Each of the projects involving the industrial sponsors is a dynamic Pickup and Delivery Problem with Time Windows PDPTW PDPTW deals with finding a set of routes for serving a set of transportation requests. Each transportation request is defined by a pickup location, a delivery location and a load. Each location has a time window within which has to be served. Rejection of a request is not allowed, and entire request has to be served by one driver. A certain number of vehicles is activated at the beginning of a day, but if a new request cannot be feasibly served by these active vehicles a new vehicle is The dynamic PDPTW deals with the problem in a dynamic (real-time) environment where not all of the requests are known in advance. The methodology used for solving the dynamic PDPTW is an on-line approach - the problem is being solved repeatedly as new requests become known. Future requests are not predicted nor stochastically modeled, i.e., the algorithm optimizes only over known requests.
An online dispatching system is being developed for each of the problems of our industrial sponsors. The real-world data provided by Dynamex and FDM Software are for the greater Vancouver area. The real world problem data provided by Mobile Knowledge is for the Ottawa area. Our online system for on-demand dispatching comprises two parts, a part that prepares information and data structures for fast travel time approximation (will be discussed later), and a part for solving the dynamic pickup and delivery problem with time windows. The first part - preprocessing for the travel time evaluation - is an off-line component that runs throughout the day, incorporating any emergency road conditions whenever they occur. The travel time estimation between two locations in the city is computed on-the-fly. The second part - the solver of the dynamic PDPTW - is an online component that solves the problem repeatedly as new data (requests) come in.

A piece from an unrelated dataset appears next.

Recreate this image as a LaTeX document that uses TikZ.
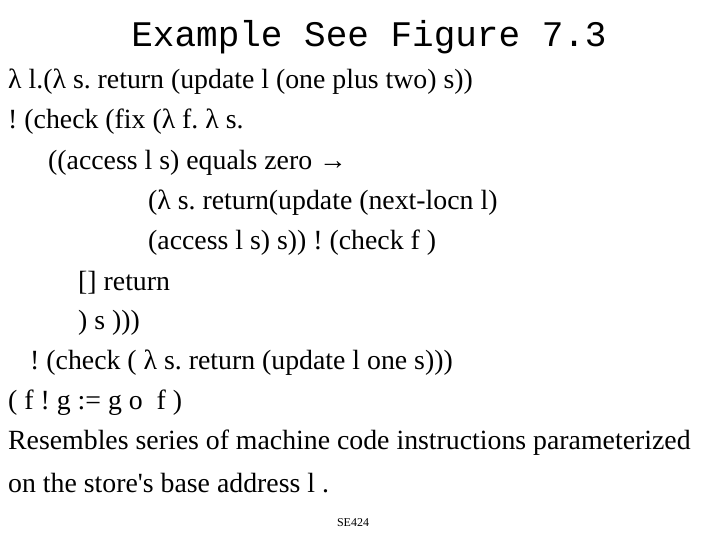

The developed algorithm is tested on
real data coming from local and international companies. Although we
are not at the liberty to present the specifics of the results, we can
present the following summary table for one of the data set.
| Actual | Us | |
| Jobs scheduled | 902 | 902 |
| Total driving time | 79:50 hours | 70:00 hours |
| Total driving distance | 2447.35 km | 2118.95 km |
| Av. driving time per job | 5:18 min | 4.39 min |
| Av. driving distance per job | 2.71 km | 2.35 km |
| Number of vehicles used | 17 | 13 |
Very large scale neighborhood (VLSN) search algorithms are known to produce good solutions for various practical optimization problems. Our team members are active in this broad research area. Combining VLSN search and variable neighborhood search produced superior results in some classes of optimization problems considered by our group members. It may be noted that our ejection chain algorithms developed for the industrial problem can be viewed as a VLSN search algorithm.